» **The data**
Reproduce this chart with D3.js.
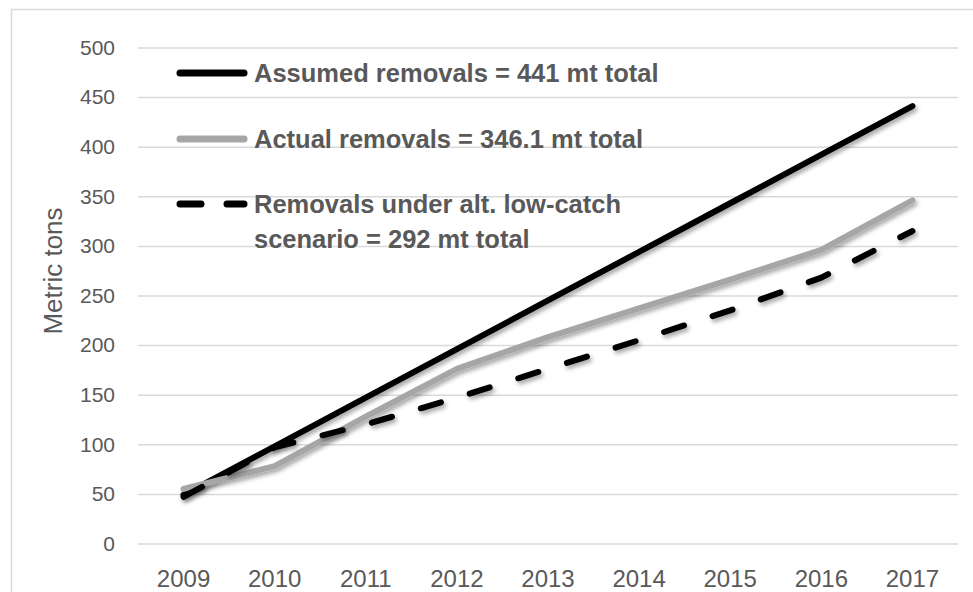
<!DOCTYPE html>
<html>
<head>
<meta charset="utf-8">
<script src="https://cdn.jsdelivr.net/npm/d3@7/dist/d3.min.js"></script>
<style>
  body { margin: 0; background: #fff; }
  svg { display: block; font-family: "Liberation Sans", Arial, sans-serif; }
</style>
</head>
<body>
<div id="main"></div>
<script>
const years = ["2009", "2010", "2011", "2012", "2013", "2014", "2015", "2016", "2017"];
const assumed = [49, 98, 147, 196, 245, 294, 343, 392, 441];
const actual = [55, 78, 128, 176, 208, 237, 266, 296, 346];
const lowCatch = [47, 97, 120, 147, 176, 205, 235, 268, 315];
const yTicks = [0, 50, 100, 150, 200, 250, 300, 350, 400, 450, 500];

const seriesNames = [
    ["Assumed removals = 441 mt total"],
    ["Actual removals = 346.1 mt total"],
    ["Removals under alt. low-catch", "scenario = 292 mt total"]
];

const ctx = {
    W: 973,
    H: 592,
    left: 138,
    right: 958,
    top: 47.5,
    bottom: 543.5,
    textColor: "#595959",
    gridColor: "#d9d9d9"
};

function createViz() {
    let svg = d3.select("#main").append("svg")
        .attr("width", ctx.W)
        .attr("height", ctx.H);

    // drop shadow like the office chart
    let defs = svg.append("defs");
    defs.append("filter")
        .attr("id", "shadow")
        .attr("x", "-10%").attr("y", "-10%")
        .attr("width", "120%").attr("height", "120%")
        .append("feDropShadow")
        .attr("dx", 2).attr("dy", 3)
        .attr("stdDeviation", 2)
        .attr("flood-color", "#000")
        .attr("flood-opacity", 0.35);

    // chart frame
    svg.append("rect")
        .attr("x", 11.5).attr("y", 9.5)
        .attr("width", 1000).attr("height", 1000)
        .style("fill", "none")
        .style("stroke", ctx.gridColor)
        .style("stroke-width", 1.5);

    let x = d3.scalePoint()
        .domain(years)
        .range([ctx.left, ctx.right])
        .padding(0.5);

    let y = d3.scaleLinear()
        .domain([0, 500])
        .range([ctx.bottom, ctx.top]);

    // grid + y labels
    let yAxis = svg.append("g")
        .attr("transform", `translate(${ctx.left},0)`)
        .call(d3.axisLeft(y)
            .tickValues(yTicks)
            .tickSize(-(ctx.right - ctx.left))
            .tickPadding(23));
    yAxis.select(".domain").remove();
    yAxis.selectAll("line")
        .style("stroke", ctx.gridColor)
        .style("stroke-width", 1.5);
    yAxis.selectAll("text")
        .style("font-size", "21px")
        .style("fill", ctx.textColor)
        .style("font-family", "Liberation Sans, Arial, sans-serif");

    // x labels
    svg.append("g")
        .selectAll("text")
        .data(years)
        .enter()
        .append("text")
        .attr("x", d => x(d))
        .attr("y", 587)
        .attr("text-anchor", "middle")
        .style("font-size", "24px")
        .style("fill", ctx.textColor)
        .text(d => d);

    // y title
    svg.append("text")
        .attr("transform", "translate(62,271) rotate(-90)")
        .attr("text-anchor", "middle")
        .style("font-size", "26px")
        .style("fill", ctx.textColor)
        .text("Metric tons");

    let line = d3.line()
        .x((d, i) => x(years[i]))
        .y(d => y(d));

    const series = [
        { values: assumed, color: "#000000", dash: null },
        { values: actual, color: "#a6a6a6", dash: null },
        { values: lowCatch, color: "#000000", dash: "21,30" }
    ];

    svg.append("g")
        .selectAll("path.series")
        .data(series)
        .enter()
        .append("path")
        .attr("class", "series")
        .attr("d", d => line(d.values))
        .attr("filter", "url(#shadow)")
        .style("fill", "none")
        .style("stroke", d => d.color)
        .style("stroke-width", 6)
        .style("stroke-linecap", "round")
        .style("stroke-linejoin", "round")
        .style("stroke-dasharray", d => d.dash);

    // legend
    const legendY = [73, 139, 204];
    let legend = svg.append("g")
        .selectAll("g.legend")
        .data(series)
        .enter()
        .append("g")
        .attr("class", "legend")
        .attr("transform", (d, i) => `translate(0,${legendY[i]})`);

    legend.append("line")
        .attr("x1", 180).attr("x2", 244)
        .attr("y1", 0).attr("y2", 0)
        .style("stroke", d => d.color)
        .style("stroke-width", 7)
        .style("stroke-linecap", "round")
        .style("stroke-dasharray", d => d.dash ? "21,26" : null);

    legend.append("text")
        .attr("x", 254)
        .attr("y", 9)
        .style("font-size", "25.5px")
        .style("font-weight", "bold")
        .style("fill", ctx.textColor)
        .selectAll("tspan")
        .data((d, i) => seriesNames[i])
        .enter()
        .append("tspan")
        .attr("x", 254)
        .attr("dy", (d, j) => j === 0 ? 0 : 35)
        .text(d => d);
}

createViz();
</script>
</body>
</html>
...
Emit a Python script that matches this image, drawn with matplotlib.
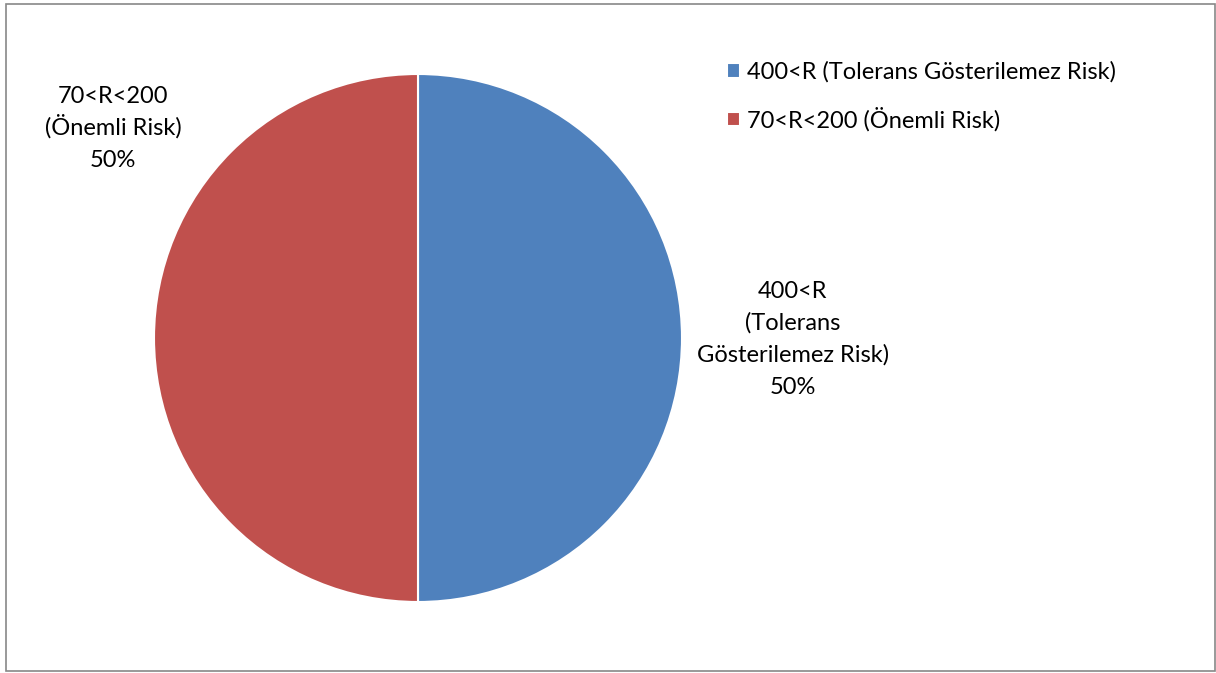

» **Challenge**
Pull out each line containing the word "chart" and copy it.

» **Task response**
Reproduce this chart with D3.js.
    // drop shadow like the office chart
    // chart frame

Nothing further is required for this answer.